La semana pasada, la metáfora del surfista ilustraba en qué medida la experiencia es tan importante como la teoría, o incluso más. Lo que me interesaba atacar es la idea de que uno tiene que formarse durante un tiempo determinado antes de poder hacer lo que quiere hacer; en este caso, escribir.
Ahora que bajó un poco la espuma, diría que tampoco se trata de hacer, hacer y hacer sin detenerse nunca a revisar lo hecho, porque se corre el riesgo de arrastrar a lo largo del proceso problemas que hubiera sido mucho más sencillo resolver de entrada.
Una buena dinámica para avanzar sería: hacer, revisar, hacer, revisar, hacer, revisar… o bien, escribir, corregir, escribir, corregir, escribir, corregir… Siempre para adelante, claro, porque un texto puede corregirse hasta el infinito y no se trata de obsesionarse, sino todo lo contrario. Hay instancias de obsesión en la escritura, claro, pero conviene delimitarlas para poder cerrar los textos en algún momento.
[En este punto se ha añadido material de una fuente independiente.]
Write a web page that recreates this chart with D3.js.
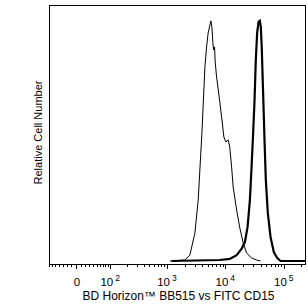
<!DOCTYPE html>
<html>
<head>
<meta charset="utf-8">
<script src="https://cdn.jsdelivr.net/npm/d3@7"></script>
<style>
  body { margin: 0; background: #fff; }
  svg { display: block; font-family: "Liberation Sans", Arial, sans-serif; }
</style>
</head>
<body>
<div id="chart"></div>
<script>
// thin histogram (control)
const thinX = [1130, 2030, 2470, 3010, 3430, 3970, 4470, 4770, 5080, 5650, 5880, 6120, 6290, 6540, 6700, 7080,
  7840, 8620, 9440, 10200, 11200, 11900, 12800, 13600, 15600, 17700, 20200, 23100, 28100, 34200, 40000];
const thinY = [0, 0.4, 2.3, 10.9, 23.8, 50.0, 75.8, 83.6, 89.1, 93.8, 91.4, 85.2, 82.4, 83.6, 77.7, 71.9,
  64.1, 56.3, 48.4, 46.5, 47.3, 44.5, 36.7, 28.9, 19.9, 12.9, 7.0, 3.1, 1.2, 0.4, 0];

// thick histogram (CD15 stained)
const thickX = [1200, 8060, 11900, 15600, 18900, 21600, 24000, 26300, 28100, 29900, 31600, 33200, 35000,
  37000, 38900, 40500, 42100, 44300, 46800, 49300, 53300, 59300, 67500, 76900, 87900, 240000];
const thickY = [0, 0.4, 0.8, 2.3, 4.7, 7.4, 13.3, 23.8, 36.7, 50.0, 62.9, 78.5, 89.1,
  93.4, 93.8, 91.4, 82.4, 65.6, 47.3, 31.6, 18.8, 9.4, 3.5, 1.2, 0, 0];

const majorTicks = [0, 100, 1000, 10000, 100000];
const majorExp = ["", "2", "3", "4", "5"];
const minorMult = [2, 3, 4, 5, 6, 7, 8, 9];

const xTitle = "BD Horizon\u2122 BB515 vs FITC CD15";
const yTitle = "Relative Cell Number";

const W = 308, H = 306;
const mLeft = 49, mRight = 306, mTop = 5, mBottom = 264;

// logicle-like display (asinh)
const tf = v => Math.asinh(v / 55.6);
const xs = d3.scaleLinear().domain([tf(-71), tf(240000)]).range([mLeft, mRight]);
const x = v => xs(tf(v));
const y = d3.scaleLinear().domain([0, 100]).range([261, mTop]);

const svg = d3.select("#chart").append("svg").attr("width", W).attr("height", H);

svg.append("defs").append("clipPath").attr("id", "clip")
  .append("rect").attr("x", mLeft).attr("y", mTop).attr("width", mRight - mLeft).attr("height", mBottom - mTop);

const line = d3.line().x(d => x(d[0])).y(d => y(d[1]));

const plot = svg.append("g").attr("clip-path", "url(#clip)");
plot.append("path")
  .datum(thinX.map((v, i) => [v, thinY[i]]))
  .attr("d", line).attr("fill", "none").attr("stroke", "#000").attr("stroke-width", 1);
plot.append("path")
  .datum(thickX.map((v, i) => [v, thickY[i]]))
  .attr("d", line).attr("fill", "none").attr("stroke", "#000").attr("stroke-width", 2.2);

// frame
svg.append("rect")
  .attr("x", mLeft + 0.5).attr("y", mTop + 0.5)
  .attr("width", mRight - mLeft - 1).attr("height", mBottom - mTop - 0.5)
  .attr("fill", "none").attr("stroke", "#000").attr("shape-rendering", "crispEdges");

// minor ticks
let minor = [-10, -20, -30, -40, -50, -60, -70, 10, 20, 30, 40, 50, 60, 70, 80, 90];
[100, 1000, 10000, 100000].forEach(d => minorMult.forEach(m => minor.push(m * d)));
minor = minor.filter(v => x(v) >= mLeft && x(v) <= mRight);

const ticks = svg.append("g").attr("stroke", "#000").attr("shape-rendering", "crispEdges");
ticks.selectAll(".mn").data(minor).join("line")
  .attr("x1", d => Math.round(x(d)) + 0.5).attr("x2", d => Math.round(x(d)) + 0.5)
  .attr("y1", mBottom).attr("y2", mBottom + 3);
ticks.selectAll(".mj").data(majorTicks).join("line")
  .attr("x1", d => Math.round(x(d)) + 0.5).attr("x2", d => Math.round(x(d)) + 0.5)
  .attr("y1", mBottom).attr("y2", mBottom + 5);

// tick labels: "10" plus a separate superscript
const lab = svg.append("g").attr("fill", "#000");
majorTicks.forEach((v, i) => {
  const cx = x(v);
  if (majorExp[i] === "") {
    lab.append("text").attr("x", cx + 1).attr("y", 286)
      .attr("text-anchor", "middle").attr("font-size", 11.5).text("0");
  } else {
    lab.append("text").attr("x", cx + 3).attr("y", 286)
      .attr("text-anchor", "end").attr("font-size", 11.5).text("10");
    lab.append("text").attr("x", cx + 5).attr("y", 280.5)
      .attr("text-anchor", "start").attr("font-size", 8.5).text(majorExp[i]);
  }
});

svg.append("text")
  .attr("x", (mLeft + mRight) / 2 + 1).attr("y", 300)
  .attr("text-anchor", "middle").attr("font-size", 12)
  .text(xTitle);

svg.append("text")
  .attr("transform", `translate(41.5,${(mTop + mBottom) / 2 - 2}) rotate(-90)`)
  .attr("text-anchor", "middle").attr("font-size", 11)
  .text(yTitle);
</script>
</body>
</html>
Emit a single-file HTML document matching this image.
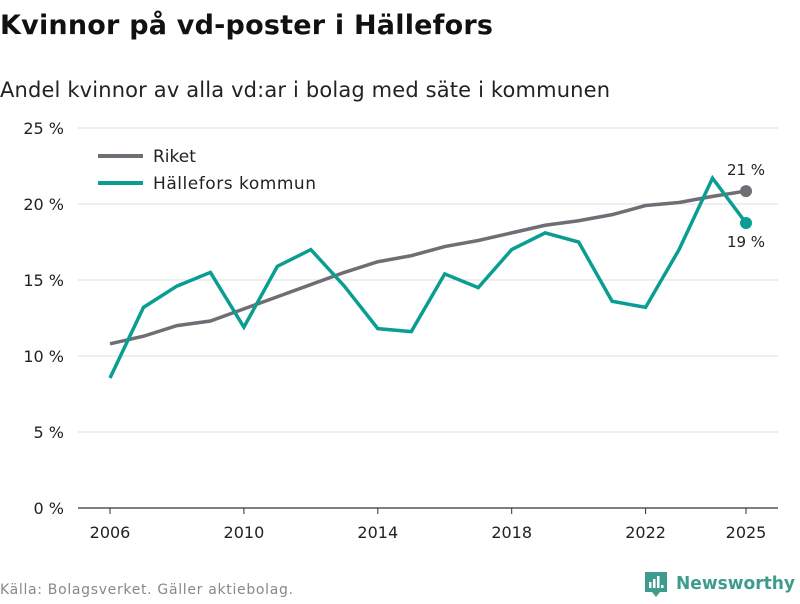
<!DOCTYPE html>
<html><head><meta charset="utf-8"><style>
body{margin:0;background:#fff;font-family:"DejaVu Sans","Liberation Sans",sans-serif;}
svg text{font-family:"DejaVu Sans","Liberation Sans",sans-serif;}
</style></head><body>
<svg id="c" width="800" height="600" xmlns="http://www.w3.org/2000/svg">
<text x="0" y="34" font-size="27" font-weight="bold" fill="#111" textLength="493">Kvinnor på vd-poster i Hällefors</text>
<text x="0" y="97" font-size="21" fill="#222" textLength="610">Andel kvinnor av alla vd:ar i bolag med säte i kommunen</text>
<g id="grid"></g><g id="lines"></g>
<g>
<line x1="98" y1="156" x2="143" y2="156" stroke="#706d75" stroke-width="4"/>
<text x="153" y="162" font-size="17" fill="#222">Riket</text>
<line x1="98" y1="183" x2="143" y2="183" stroke="#0a9e93" stroke-width="4"/>
<text x="153" y="189" font-size="17" fill="#222" textLength="163">Hällefors kommun</text>
</g>
<text x="0" y="594" font-size="14" fill="#888" textLength="293">Källa: Bolagsverket. Gäller aktiebolag.</text>
<g>
<path d="M645 572h22v20h-7l-4 5-4-5h-7z" fill="#3e9c8f"/>
<rect x="649" y="582" width="2.5" height="6" fill="#fff"/><rect x="653" y="579" width="2.5" height="9" fill="#fff"/><rect x="657" y="576" width="2.5" height="12" fill="#fff"/><rect x="661" y="585" width="2.5" height="3" fill="#fff"/>
<text x="676" y="589" font-size="18" font-weight="bold" fill="#3e9c8f" textLength="119" lengthAdjust="spacingAndGlyphs">Newsworthy</text>
</g>
</svg>
<script>
const years=[2006,2007,2008,2009,2010,2011,2012,2013,2014,2015,2016,2017,2018,2019,2020,2021,2022,2023,2024,2025];
const riket=[10.8,11.3,12.0,12.3,13.1,13.9,14.7,15.5,16.2,16.6,17.2,17.6,18.1,18.6,18.9,19.3,19.9,20.1,20.5,20.85];
const hallefors=[8.55,13.2,14.6,15.5,11.9,15.9,17.0,14.6,11.8,11.6,15.4,14.5,17.0,18.1,17.5,13.6,13.2,17.0,21.7,18.75];
const yTicks=[0,5,10,15,20,25];
const xTicks=[2006,2010,2014,2018,2022,2025];
const NS="http://www.w3.org/2000/svg";
const X=v=>110+(v-2006)*(746-110)/19;
const Y=v=>508-v*15.2;
function mk(t,a,p){const e=document.createElementNS(NS,t);for(const k in a)e.setAttribute(k,a[k]);p.appendChild(e);return e;}
const grid=document.getElementById('grid'),lines=document.getElementById('lines');
yTicks.forEach(t=>{
 const l=mk('line',{x1:78,x2:778,y1:Y(t),y2:Y(t),stroke:t===0?'#333':'#ddd','stroke-width':t===0?1.2:1},grid);
 
 
 const tx=mk('text',{x:64,y:Y(t)+6,'font-size':16,fill:'#222','text-anchor':'end'},grid);tx.textContent=t+' %';
 
 
});
xTicks.forEach(t=>{
 const l=mk('line',{x1:X(t),x2:X(t),y1:508,y2:514,stroke:'#333'},grid);
 
 
 const tx=mk('text',{x:X(t),y:538,'font-size':16,fill:'#222','text-anchor':'middle'},grid);tx.textContent=t;
 
 
});
function series(vals,col,name){
 const p=mk('polyline',{points:vals.map((v,i)=>X(years[i])+','+Y(v)).join(' '),fill:'none',stroke:col,'stroke-width':3.5,'stroke-linejoin':'miter'},lines);
 
 
 const n=vals.length-1;
 const c=mk('circle',{cx:X(years[n]),cy:Y(vals[n]),r:6,fill:col},lines);
 
 
}
series(riket,'#706d75','riket');
series(hallefors,'#0a9e93','hallefors');
const n=years.length-1;
const l1=mk('text',{x:X(years[n]),y:Y(riket[n])-16,'font-size':15,fill:'#222','text-anchor':'middle'},lines);l1.textContent=Math.round(riket[n])+' %';


const l2=mk('text',{x:X(years[n]),y:Y(hallefors[n])+24,'font-size':15,fill:'#222','text-anchor':'middle'},lines);l2.textContent=Math.round(hallefors[n])+' %';


</script>
</body></html>
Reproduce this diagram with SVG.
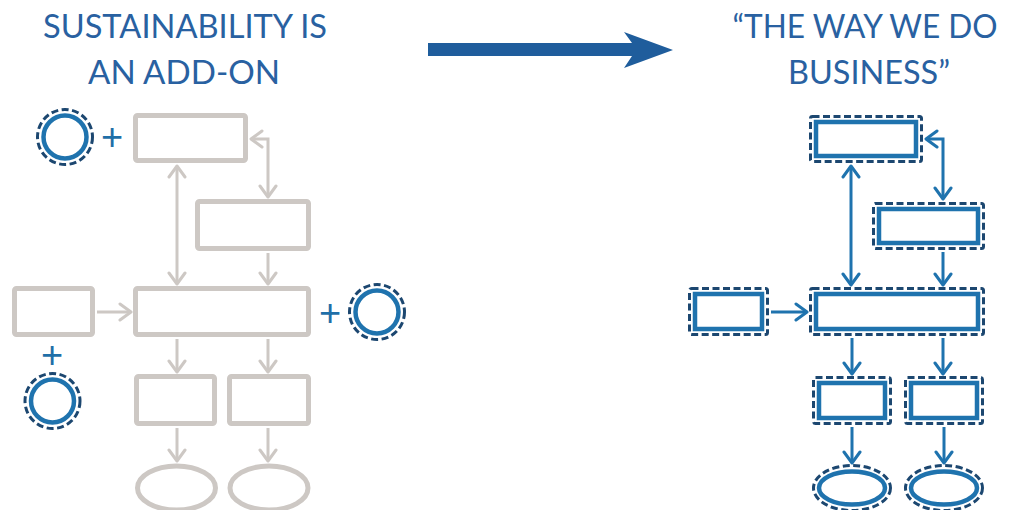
<svg xmlns="http://www.w3.org/2000/svg" width="1015" height="510" viewBox="0 0 1015 510">
<style>
.title{font-family:Lato,"Liberation Sans",sans-serif;font-size:32px;fill:#2961a1;text-anchor:middle}
.plus{font-family:"Liberation Sans",Arial,sans-serif;font-size:38px;fill:#1f6fa8;text-anchor:middle}
.g{fill:#fff;stroke:#cdc8c4;stroke-width:5}
.gl{fill:none;stroke:#cdc8c4;stroke-width:3}
.bl{fill:none;stroke:#1f73ae;stroke-width:3}
.sol{fill:#fff;stroke:#1f73ae;stroke-width:4.5}
.dash{fill:none;stroke:#1c4770;stroke-width:3;stroke-dasharray:7 3.5}
</style>
<defs>
<marker id="ag" viewBox="-14 -11 16 22" refX="0" refY="0" markerUnits="userSpaceOnUse" markerWidth="16" markerHeight="22" orient="auto-start-reverse">
<path d="M-11,-8 L0,0 L-11,8" fill="none" stroke="#cdc8c4" stroke-width="3" stroke-linecap="round" stroke-linejoin="round"/>
</marker>
<marker id="ab" viewBox="-14 -11 16 22" refX="0" refY="0" markerUnits="userSpaceOnUse" markerWidth="16" markerHeight="22" orient="auto-start-reverse">
<path d="M-11,-8 L0,0 L-11,8" fill="none" stroke="#1f73ae" stroke-width="3" stroke-linecap="round" stroke-linejoin="round"/>
</marker>
</defs>

<g id="title-left">
<text class="title" x="185" y="38" textLength="284" lengthAdjust="spacingAndGlyphs">SUSTAINABILITY IS</text>
<text class="title" x="184" y="84" textLength="192" lengthAdjust="spacingAndGlyphs">AN ADD-ON</text>
</g>
<g id="title-right">
<text class="title" x="865" y="38" textLength="265" lengthAdjust="spacingAndGlyphs">“THE WAY WE DO</text>
<text class="title" x="869" y="84" textLength="162" lengthAdjust="spacingAndGlyphs">BUSINESS”</text>
</g>
<g id="big-arrow">
<polygon points="428,43 632,43 624,32 673,50 624,68 632,56 428,56" fill="#1f5d9c"/>
</g>

<!-- left connectors -->
<g id="connectors-left">
<line class="gl" x1="177" y1="166" x2="177" y2="284" marker-start="url(#ag)" marker-end="url(#ag)"/>
<path class="gl" d="M251,139 H268 V197" marker-start="url(#ag)" marker-end="url(#ag)"/>
<line class="gl" x1="268" y1="253" x2="268" y2="284" marker-end="url(#ag)"/>
<line class="gl" x1="97" y1="312" x2="131" y2="312" marker-end="url(#ag)"/>
<line class="gl" x1="177" y1="339" x2="177" y2="372" marker-end="url(#ag)"/>
<line class="gl" x1="268" y1="339" x2="268" y2="372" marker-end="url(#ag)"/>
<line class="gl" x1="177" y1="428" x2="177" y2="461" marker-end="url(#ag)"/>
<line class="gl" x1="268" y1="428" x2="268" y2="461" marker-end="url(#ag)"/>
</g>

<g id="left-top"><rect class="g" x="135.5" y="115.5" width="110" height="45" rx="2"/></g>
<g id="left-second"><rect class="g" x="197.5" y="201.5" width="111" height="47" rx="2"/></g>
<g id="left-main"><rect class="g" x="135.5" y="288.5" width="173" height="46" rx="2"/></g>
<g id="left-input"><rect class="g" x="14.5" y="288.5" width="78" height="46" rx="2"/></g>
<g id="left-r1"><rect class="g" x="136.5" y="376.5" width="78" height="47" rx="2"/></g>
<g id="left-r2"><rect class="g" x="229.5" y="376.5" width="79" height="47" rx="2"/></g>
<g id="left-e1"><ellipse class="g" cx="176.5" cy="488" rx="39" ry="22"/></g>
<g id="left-e2"><ellipse class="g" cx="269" cy="488" rx="39" ry="22"/></g>

<g id="addon-1">
<circle class="dash" cx="65" cy="137" r="27.5"/>
<circle class="sol" cx="65" cy="137" r="21.5"/>
<text class="plus" x="112" y="150">+</text>
</g>
<g id="addon-2">
<circle class="dash" cx="377" cy="312" r="27.5"/>
<circle class="sol" cx="377" cy="312" r="21.5"/>
<text class="plus" x="330" y="326">+</text>
</g>
<g id="addon-3">
<circle class="dash" cx="52.5" cy="401" r="27.5"/>
<circle class="sol" cx="52.5" cy="401" r="21.5"/>
<text class="plus" x="52" y="368">+</text>
</g>

<!-- right connectors -->
<g id="connectors-right">
<line class="bl" x1="851" y1="166" x2="851" y2="285" marker-start="url(#ab)" marker-end="url(#ab)"/>
<path class="bl" d="M926,139 H943 V199" marker-start="url(#ab)" marker-end="url(#ab)"/>
<line class="bl" x1="943" y1="252" x2="943" y2="285" marker-end="url(#ab)"/>
<line class="bl" x1="771" y1="312" x2="807" y2="312" marker-end="url(#ab)"/>
<line class="bl" x1="852" y1="338" x2="852" y2="374" marker-end="url(#ab)"/>
<line class="bl" x1="943" y1="338" x2="943" y2="374" marker-end="url(#ab)"/>
<line class="bl" x1="852" y1="427" x2="852" y2="463" marker-end="url(#ab)"/>
<line class="bl" x1="944" y1="427" x2="944" y2="463" marker-end="url(#ab)"/>
</g>

<g id="right-top">
<rect class="dash" x="810.5" y="116.5" width="111" height="45" rx="2"/>
<rect class="sol" x="816" y="122" width="100" height="34"/>
</g>
<g id="right-second">
<rect class="dash" x="873.5" y="203.5" width="110" height="45" rx="2"/>
<rect class="sol" x="879" y="209" width="99" height="34"/>
</g>
<g id="right-main">
<rect class="dash" x="810.5" y="288.5" width="173" height="46" rx="2"/>
<rect class="sol" x="816" y="294" width="162" height="35"/>
</g>
<g id="right-input">
<rect class="dash" x="689.5" y="288.5" width="78" height="46" rx="2"/>
<rect class="sol" x="695" y="294" width="67" height="35"/>
</g>
<g id="right-r1">
<rect class="dash" x="813.5" y="377.5" width="77" height="46" rx="2"/>
<rect class="sol" x="819" y="383" width="66" height="35"/>
</g>
<g id="right-r2">
<rect class="dash" x="905.5" y="377.5" width="77" height="46" rx="2"/>
<rect class="sol" x="911" y="383" width="66" height="35"/>
</g>
<g id="right-e1">
<ellipse class="dash" cx="852" cy="488" rx="38.5" ry="22.5"/>
<ellipse class="sol" cx="852" cy="488" rx="33" ry="16.5"/>
</g>
<g id="right-e2">
<ellipse class="dash" cx="944" cy="488" rx="38.5" ry="22.5"/>
<ellipse class="sol" cx="944" cy="488" rx="33" ry="16.5"/>
</g>
</svg>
Una forma de no enfrascarse de más en la revisión de un texto propio es saber qué observar en la corrección. Claro que con “saber” me refiero a este saber doble de la teoría y de la experiencia.
La corrección literaria de un texto tiene mucho menos que ver con reglas y formas de hacer las cosas bien o mal que con el desarrollo del oído, con la capacidad de percibir lo que suena y lo que no, lo que funciona y lo que no, aunque a veces sea difícil explicar por qué.
La gramática, la ortografía y la Real Academia Española (que en estos días nos dispensó la tilde de sólo para enseguida volver a llevársela) están muy bien para corregir un trabajo escolar y sacarse un diez, pero la literatura no pasa por ahí. Pasa, en cambio, por una exploración personal del lenguaje, de las lecturas y las inquietudes propias.
Entre un texto gramaticalmente perfecto y otro que mediante una torsión del lenguaje te haga ver un aspecto del mundo o de la vida que nunca habías concebido, ¿cuál preferirías leer? ¿Cuál te gustaría tratar de escribir?
No pasa por la originalidad, que no debería preocupar a nadie. Pasa por encontrar una mirada personal, una forma personal de decir, de escribir. Y no es que haya que encontrarla para empezar a escribir, sino que, con suerte, se descubre en la marcha. La cuestión es permitir que emerja de debajo de la montaña de todo lo que sabemos.
Todos tenemos una idea de cómo debería ser un texto literario, incluso quienes nunca participaron de un taller de escritura. El desafío es disolver la masa sólida de lo que sabemos, las recetas, los lugares comunes, la idea que tenemos de lo literario, y creo que sólo la lectura y el devenir inexplicable de una biblioteca personal abren el universo de lo que es posible y deseable en la escritura.
En unas semanas vuelve a empezar el Taller de Iniciación a la Escritura Creativa. Ahí vamos a ordenar un poco las ideas, sacudir lo que conocemos y orientarnos con algunas pautas provisorias que nos den claridad para revisar nuestros textos.
Lo más importante es que vamos a poner en práctica el único secreto detrás de una escritura que se disfruta y que avanza: leer, escribir y corregir; leer, escribir y corregir…
Mientras tanto, esta semana te propongo que escribas un texto sobre dos personajes que desarrollen su vida frente a un ventanal y resulten afectados por lo que ven día a día. (Si ya tenés un proyecto en curso, podés crear una escena en la que una ventana y lo visto a través de ella sean determinantes).